Hello, I'm trying to optimize some OpenCL Code, what we're queueing is 2 Write-Only Buffers Mapped to the Host and 2 Read-Only (Mapped aswell on the host)
The Proposed Simplified Workflow is the following:
- Compile Programs (P1, P2)
- Allocate buffers (W1, W2, R1, R2), initialization, (...)
- Map Buffers to Host
- Fill W1
- Unmap W1, R1
------loop-------
- enqueue P1, with W1 and R1 as Arg into OpenCL Device CmdQueue
- Schedule() <P2 End>
- Map W2, R2
- Fill W2
- Read R2
- Unmap W2, R2
- enqueue P2, with W2 and R2 as Arg into OpenCL Device CmdQueue
- Schedule() <P1 End>
- Map W1, R1
- Read W1
----end loop ---
Is it necessary to unmap buffers from host (and then remap) before a kernel to start using them?. As I can remember from the spec it says that is implementation-defined, I already asked to the board manufacturers (ODROID Forum • View topic - OpenCL Mapped Buffer Map (Unmap) Implementation Behavior) But they told me to ask here.
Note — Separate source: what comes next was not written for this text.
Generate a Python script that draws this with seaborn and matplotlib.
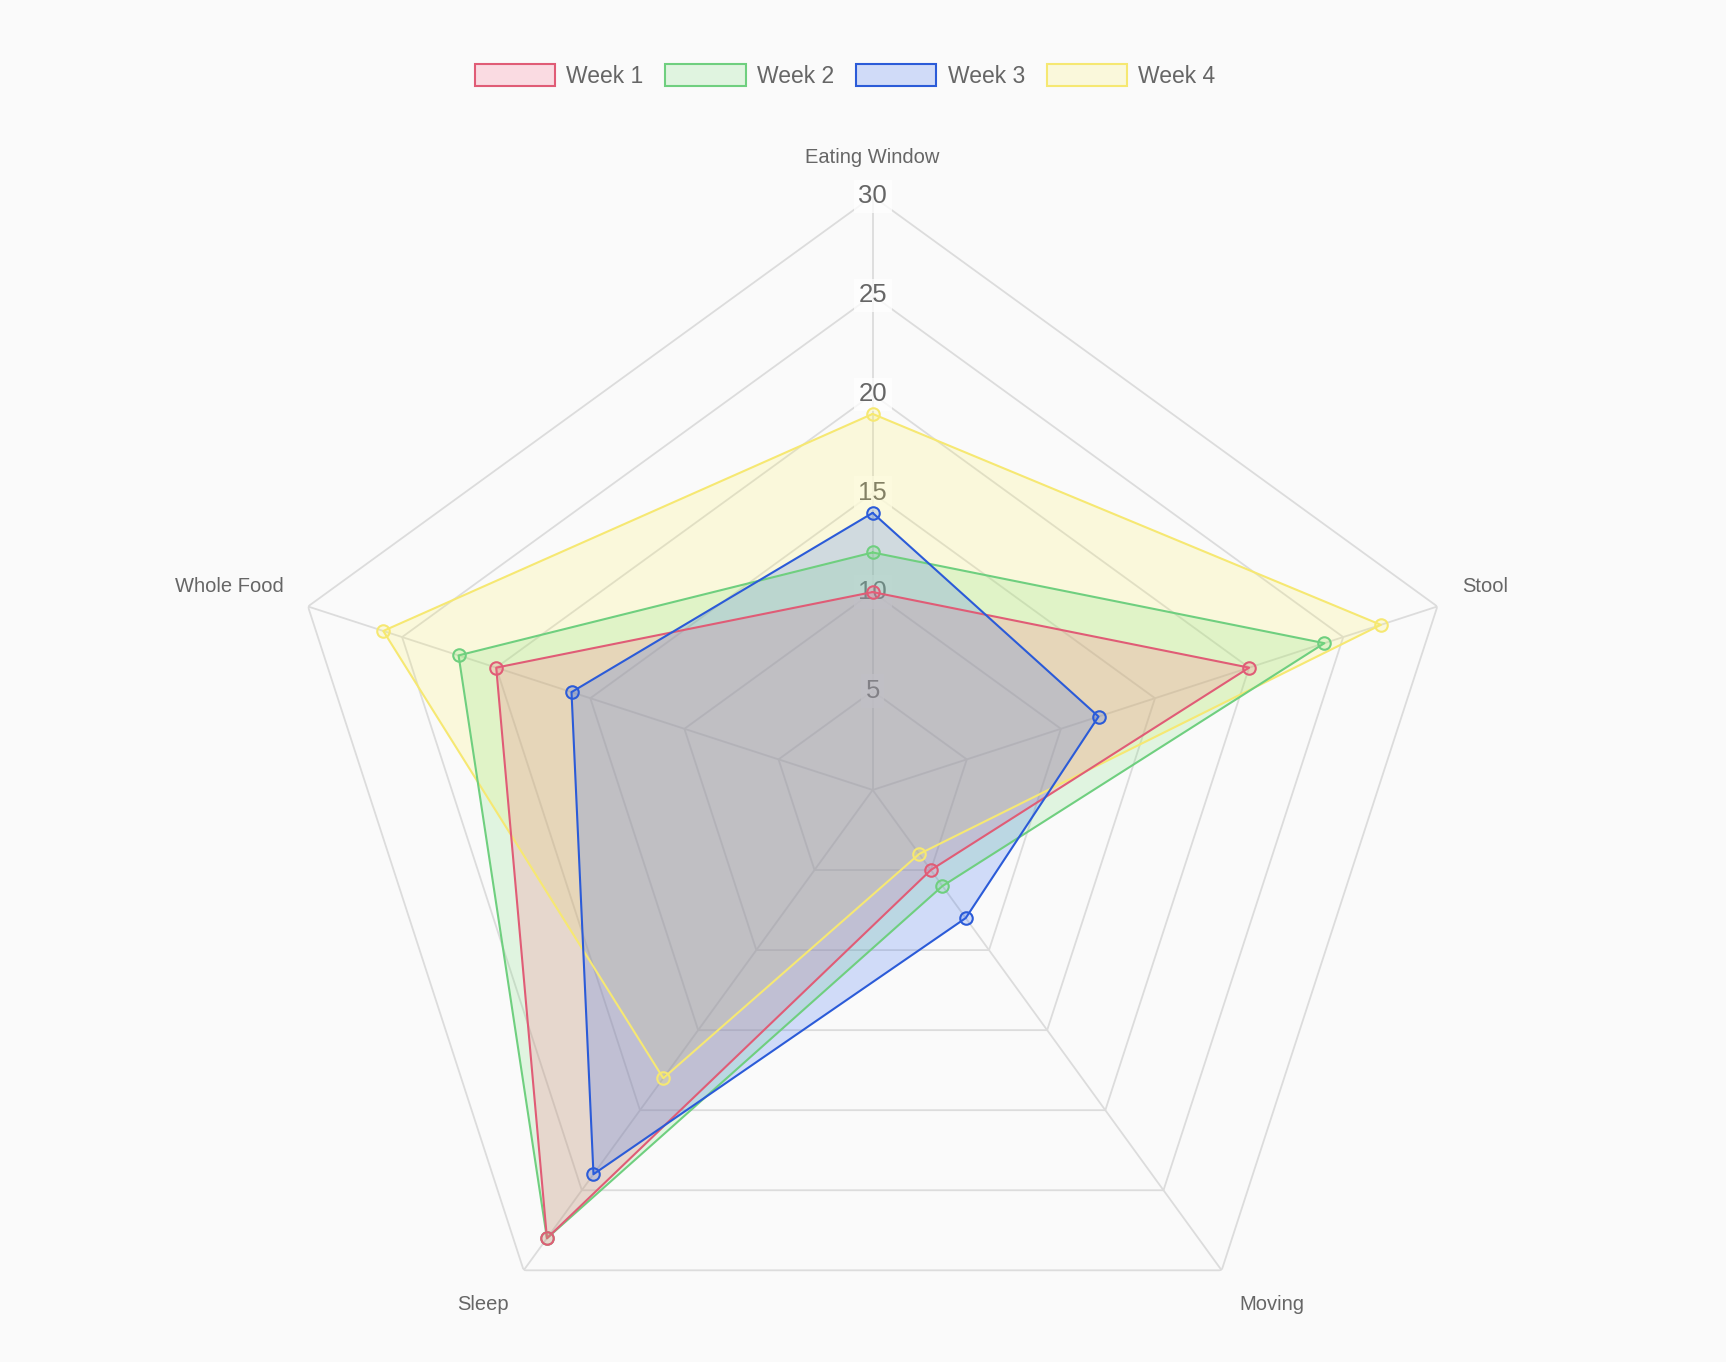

What would it be the time gained from avoiding enqueueing map and unmap commands for each of it? The point is that kernels run very fast, so those calls get queued petty often.
-- Platform Data --
Board: ODROID-XU3
Processor: Samsung Exynos5422 ARM® Cortex™-A15 Quad 2.0GHz/Cortex™-A7 Quad 1.4GHz
GPU: Mali™-T628 MP6 OpenGL ES 3.0 / 2.0 / 1.1 and OpenCL 1.1 Full profile
(Details: ODROID-XU3)
Best Regards!